The young woman tried everything to sleep better, she explains to AFP; from psychological counseling to essential oils.
”I had a lot of pressure at work. I couldn’t go to bed before two or three in the morning and I had to get up at seven to start working,” she says.
”I also worked on weekends, and my sleep wasn’t very good for a long time.”
But when the curtains are drawn and the singing bowls begin to hum in healer Li Yan’s study, she can finally sleep.
– Charge batteries –
To the sound of a gong and a rain stick, Xuan and the other participants enter a sweet lethargy.

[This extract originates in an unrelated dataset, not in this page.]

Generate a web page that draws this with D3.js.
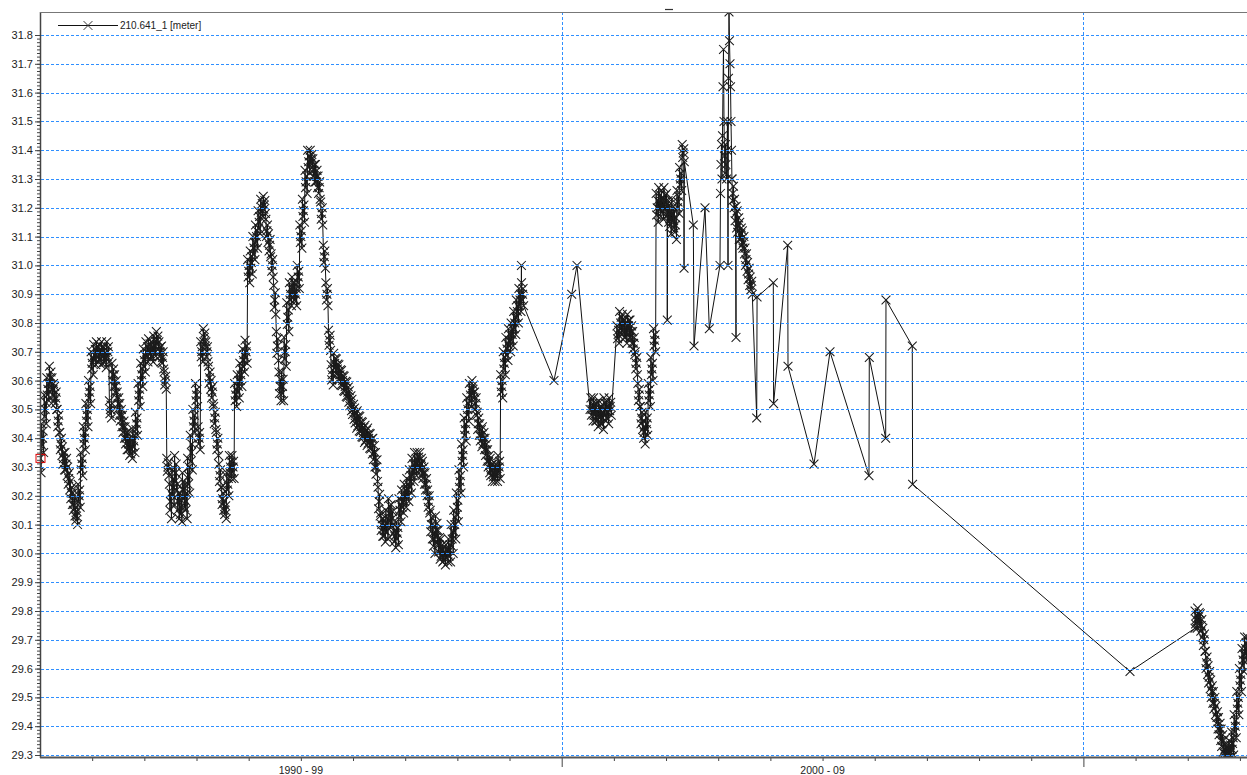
<!DOCTYPE html>
<html><head><meta charset="utf-8">
<script src="https://cdn.jsdelivr.net/npm/d3@7"></script>
<style>
html,body{margin:0;padding:0;background:#fff;}
svg{display:block;font-family:"Liberation Sans",Arial,sans-serif;}
</style></head>
<body>
<svg id="chart" width="1247" height="775"></svg>
<script>
// ---------- data ----------
const seriesName = "210.641_1 [meter]";
const decadeLabels = ["1990 - 99", "2000 - 09"];
const decadeCenters = [1995, 2005];
const yTickValues = [29.3,29.4,29.5,29.6,29.7,29.8,29.9,30.0,30.1,30.2,30.3,30.4,30.5,30.6,30.7,30.8,30.9,31.0,31.1,31.2,31.3,31.4,31.5,31.6,31.7,31.8];

// dense, regularly sampled segments: start year, step (years), centre values,
// and the half-width of the scatter band read at each sample
const seg1Start = 1990.0, seg1Step = 0.05;
const seg1Values = [
 30.33,30.40,30.50,30.57,30.61,30.57,30.54,30.46,30.38,30.33,
 30.31,30.26,30.21,30.17,30.13,30.20,30.31,30.40,30.48,30.56,
 30.66,30.69,30.70,30.69,30.70,30.68,30.70,30.50,30.62,30.58,
 30.52,30.48,30.44,30.40,30.38,30.36,30.39,30.45,30.55,30.62,
 30.67,30.70,30.71,30.70,30.72,30.74,30.70,30.68,30.60,30.30,
 30.18,30.23,30.28,30.18,30.16,30.22,30.18,30.27,30.35,30.46,
 30.55,30.40,30.70,30.75,30.70,30.61,30.56,30.47,30.38,30.27,
 30.19,30.15,30.24,30.30,30.30,30.55,30.58,30.62,30.67,30.70,
 30.98,31.01,31.06,31.10,31.15,31.20,31.21,31.12,31.07,31.00,
 30.88,30.72,30.58,30.58,30.70,30.82,30.90,30.92,30.90,30.96,
 31.10,31.19,31.29,31.36,31.37,31.33,31.31,31.27,31.18,31.03,
 30.90,30.74,30.62,30.66,30.64,30.62,30.60,30.58,30.56,30.53,
 30.50,30.47,30.46,30.44,30.42,30.41,30.40,30.38,30.35,30.30,
 30.18,30.10,30.08,30.10,30.14,30.12,30.06,30.07,30.15,30.18,
 30.20,30.22,30.25,30.29,30.31,30.32,30.31,30.28,30.24,30.18,
 30.10,30.05,30.08,30.03,30.01,29.99,30.00,30.01,30.05,30.10,
 30.16,30.25,30.34,30.43,30.50,30.55,30.57,30.52,30.45,30.41,
 30.40,30.36,30.32,30.29,30.28,30.28,30.30,30.58,30.66,30.71,
 30.74,30.76,30.80,30.84,30.88,30.90];
const seg1Spread = [
 .05,.05,.05,.04,.04,.04,.04,.04,.04,.04,
 .04,.04,.04,.04,.03,.04,.04,.04,.04,.04,
 .04,.035,.035,.035,.035,.035,.035,.03,.04,.04,
 .04,.04,.04,.04,.04,.03,.04,.04,.04,.04,
 .04,.035,.035,.035,.035,.03,.035,.04,.03,.03,
 .06,.06,.06,.06,.05,.06,.06,.06,.06,.04,
 .04,.04,.035,.03,.035,.04,.04,.04,.04,.04,
 .04,.03,.04,.04,.04,.04,.04,.04,.04,.04,
 .04,.04,.04,.04,.04,.03,.03,.04,.04,.04,
 .05,.05,.05,.05,.05,.05,.04,.04,.04,.04,
 .04,.04,.04,.04,.03,.04,.04,.04,.04,.04,
 .04,.035,.035,.035,.035,.035,.035,.035,.035,.035,
 .035,.035,.035,.035,.035,.035,.035,.035,.05,.05,
 .05,.04,.04,.05,.05,.05,.04,.04,.04,.04,
 .04,.04,.04,.04,.04,.03,.04,.04,.04,.04,
 .05,.05,.05,.05,.04,.03,.03,.04,.05,.05,
 .05,.04,.04,.04,.04,.04,.03,.04,.04,.04,
 .04,.04,.04,.04,.03,.03,.04,.04,.04,.04,
 .04,.04,.04,.04,.04,.04];
const seg2Start = 2000.58, seg2Step = 0.05;
const seg2Values = [30.50,30.50,30.48,30.49,30.47,30.50,30.49,30.51];
const seg2Spread = [.04,.04,.04,.04,.04,.04,.04,.03];
const seg3Start = 2001.08, seg3Step = 0.05;
const seg3Values = [30.76,30.80,30.79,30.77,30.79,30.77,30.73,30.66,30.55,30.47,
 30.42,30.45,30.55,30.64,30.74,31.20,31.22,31.21,31.22,31.20,31.16,31.18,31.14,31.22,31.30,31.39];
const seg3Spread = [.03,.04,.04,.04,.04,.04,.04,.04,.04,.04,
 .04,.04,.04,.04,.04,.05,.05,.05,.05,.05,.05,.05,.05,.04,.04,.03];
const seg4Start = 2003.283, seg4Step = 0.05;
const seg4Values = [31.25,31.18,31.14,31.11,31.08,31.02,30.97,30.93];
const seg4Spread = [.05,.05,.05,.04,.04,.04,.04,.03];
const seg5Start = 2012.16, seg5Step = 0.05;
const seg5Values = [29.77,29.78,29.75,29.70,29.62,29.57,29.52,29.48,29.43,29.39,
 29.35,29.32,29.31,29.32,29.34,29.40,29.48,29.56,29.63,29.67,29.68];
const seg5Spread = [.03,.03,.04,.04,.04,.04,.04,.04,.04,.04,
 .04,.03,.02,.03,.04,.04,.04,.04,.04,.04,.03];

// irregular readings
const sparseTimes = [1999.228,1999.852,2000.192,2000.293,2000.543,2002.024,
 2002.345,2002.523,2002.536,2002.747,2002.829,2003.034,
 2003.044,2003.053,2003.063,2003.072,2003.082,2003.092,2003.101,2003.111,2003.120,2003.130,
 2003.139,2003.149,2003.159,2003.168,2003.178,2003.188,2003.197,2003.207,2003.216,2003.226,
 2003.236,2003.245,2003.255,2003.264,2003.341,
 2003.738,2003.745,2004.056,2004.062,2004.332,2004.338,2004.836,2005.143,2005.890,2005.896,
 2006.210,2006.216,2006.720,2006.726,2010.893,2012.139];
const sparseValues = [31.00,30.60,30.90,31.00,30.50,30.81,
 30.99,31.14,30.72,31.20,30.78,31.00,
 31.25,31.35,31.42,31.30,31.45,31.62,31.75,31.50,31.38,31.32,
 31.42,31.35,31.30,31.40,31.50,31.00,31.65,31.88,31.78,31.70,
 31.62,31.50,31.40,31.30,30.75,
 30.47,30.89,30.94,30.52,31.07,30.65,30.31,30.70,30.27,30.68,
 30.40,30.88,30.72,30.24,29.59,29.74];

// ---------- build ----------
const subOffsets = [[-0.4, 1], [-0.2, -0.5], [0, 0], [0.2, 0.5], [0.4, -1]];
function seg(start, step, vals, spread){
  const out = [];
  vals.forEach((v,i)=>{
    const t = start + i*step, s = spread[i];
    subOffsets.forEach(([dt, dv])=>out.push({t: t + dt*step, v: v + dv*s}));
  });
  return out;
}
const data = [].concat(
  seg(seg1Start, seg1Step, seg1Values, seg1Spread),
  seg(seg2Start, seg2Step, seg2Values, seg2Spread),
  seg(seg3Start, seg3Step, seg3Values, seg3Spread),
  seg(seg4Start, seg4Step, seg4Values, seg4Spread),
  seg(seg5Start, seg5Step, seg5Values, seg5Spread),
  sparseTimes.map((t,i)=>({t, v:sparseValues[i]}))
).sort((a,b)=>a.t-b.t);

const W = 1247, H = 775;
const pL = 40, pT = 12, pB = 757, pR = 1247;
const x = d3.scaleLinear().domain([1990, 2010]).range([40, 1083.4]);
const y = d3.scaleLinear().domain([29.3, 31.8]).range([755, 35]);

const svg = d3.select("#chart");
svg.append("rect").attr("width", W).attr("height", H).attr("fill", "#fff");

const defs = svg.append("defs");
defs.append("clipPath").attr("id","clip").append("rect")
  .attr("x", pL).attr("y", pT).attr("width", pR-pL).attr("height", pB-pT);

const plot = svg.append("g").attr("clip-path","url(#clip)");

plot.append("path").datum(data)
  .attr("fill","none").attr("stroke","#111").attr("stroke-width",1)
  .attr("d", d3.line().x(d=>x(d.t)).y(d=>y(d.v)));

const m = 4.4;
plot.append("g").selectAll("path").data(data).join("path")
  .attr("d", d=>{const cx=x(d.t), cy=y(d.v);
    return `M${cx-m},${cy-m}L${cx+m},${cy+m}M${cx-m},${cy+m}L${cx+m},${cy-m}`;})
  .attr("stroke","#1c1c1c").attr("stroke-width",1.05).attr("fill","none");

const grid = svg.append("g").attr("clip-path","url(#clip)");
grid.selectAll("line.h").data(yTickValues).join("line")
  .attr("x1", pL+1).attr("x2", pR)
  .attr("y1", d=>Math.round(y(d))+0.5).attr("y2", d=>Math.round(y(d))+0.5)
  .attr("stroke","#2f8fff").attr("stroke-width",1).attr("stroke-dasharray","3,2");
grid.selectAll("line.v").data([2000,2010]).join("line")
  .attr("x1", d=>Math.round(x(d))+0.5).attr("x2", d=>Math.round(x(d))+0.5)
  .attr("y1", pT).attr("y2", pB)
  .attr("stroke","#2f8fff").attr("stroke-width",1).attr("stroke-dasharray","3,2");

// red marker square on first reading
svg.append("rect").attr("x", x(seg1Start)-4).attr("y", y(seg1Values[0])-4)
  .attr("width",9).attr("height",8).attr("fill","none").attr("stroke","#e00000").attr("stroke-width",1);

const axisColor = "#444";
const yMinor = d3.range(0, 201).map(i=>29.3 + i*0.0125).filter(v=>v<=31.88);
const gyMinor = svg.append("g").attr("transform",`translate(${pL},0)`)
  .call(d3.axisLeft(y).tickValues(yMinor).tickSize(3).tickFormat(""));
const gy = svg.append("g").attr("transform",`translate(${pL},0)`)
  .call(d3.axisLeft(y).tickValues(yTickValues).tickSize(5).tickPadding(2).tickFormat(d3.format(".1f")));
[gyMinor, gy].forEach(g=>{
  g.select(".domain").remove();
  g.selectAll("line").attr("stroke",axisColor);
});
gy.selectAll("text").attr("fill","#222").style("font-size","11px").style("font-family","'Liberation Sans',Arial,sans-serif");

const xMinor = d3.range(1991, 2014).filter(v=>v%10!==0);
const gxMinor = svg.append("g").attr("transform",`translate(0,${pB})`)
  .call(d3.axisBottom(x).tickValues(xMinor).tickSize(4).tickFormat(""));
const gxMajor = svg.append("g").attr("transform",`translate(0,${pB})`)
  .call(d3.axisBottom(x).tickValues([2000, 2010]).tickSize(10).tickFormat(""));
[gxMinor, gxMajor].forEach(g=>{
  g.select(".domain").remove();
  g.selectAll("line").attr("stroke",axisColor);
});
svg.append("g").selectAll("text").data(decadeLabels).join("text")
  .attr("x",(d,i)=>x(decadeCenters[i])).attr("y",774)
  .attr("text-anchor","middle").attr("fill","#222")
  .style("font-size","10.5px").text(d=>d);

svg.append("line").attr("x1",pL+0.5).attr("x2",pL+0.5).attr("y1",pT).attr("y2",pB+1)
  .attr("stroke",axisColor).attr("stroke-width",1.5);
svg.append("line").attr("x1",pL).attr("x2",pR).attr("y1",pB+0.5).attr("y2",pB+0.5)
  .attr("stroke","#555").attr("stroke-width",2);
svg.append("line").attr("x1",pL).attr("x2",pR).attr("y1",pT+0.5).attr("y2",pT+0.5)
  .attr("stroke","#777").attr("stroke-width",1);

svg.append("line").attr("x1",665).attr("x2",673).attr("y1",9.5).attr("y2",9.5)
  .attr("stroke","#333").attr("stroke-width",1.2);

const lg = svg.append("g");
lg.append("line").attr("x1",58).attr("x2",118).attr("y1",25.5).attr("y2",25.5).attr("stroke","#111");
lg.append("path").attr("d",`M${88-m},${25.5-m}L${88+m},${25.5+m}M${88-m},${25.5+m}L${88+m},${25.5-m}`)
  .attr("stroke","#333").attr("fill","none");
lg.append("text").attr("x",120).attr("y",29).attr("fill","#222").style("font-size","10px").text(seriesName);
</script>
</body></html>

After fifty minutes, they wake up after what they claim is the best sleep they have had in years, at a price of 180 yuan ($25). “Dozens of people with tense minds go to bed together and want to give their brains a short break,” Li explains to AFP.
”It’s like charging your cell phone battery from 3% to 100%.”
“Pressure,” “anxiety,” and “insomnia” are the words Li hears most often.
He says he often receives calls from clients desperate to get some rest.
“They tell me: ‘I need to come right away, in half an hour, I’m very tired,’” says Li Yan.
Many work in the competitive Chinese industry of information technologies, a sector in which the rate of people with depression and anxiety is among the highest in the country, according to a national health report.
Li calls his sessions “tangping concerts,” the name of an expression that has become popular in China in recent years.
Literally, it means “lie down on your back,” but it can also be translated as “renunciation”: giving up a big career or money to focus on a simple life.
– Happiness, “a luxury good” –
Surrounded by office buildings in the heart of Beijing, Li’s studio offers Schedules tailored to the busy routines of young workers.
According to him, demand has grown since the COVID-19 pandemic, which, according to the World Health Organization (WHO), it caused a 25% increase in cases of depression and anxiety worldwide in its first year.
”Many emotions and problems have come to the surface and people need to deal with themselves,” Li notes.
And in a country where many turn to video games or shopping to unwind, he says, “relaxation and happiness seem to be a luxury good.”
Xuan, for her part, is willing to pay to sleep well. “If I don’t pay for these relaxation sessions, I might have to pay a doctor,” she says.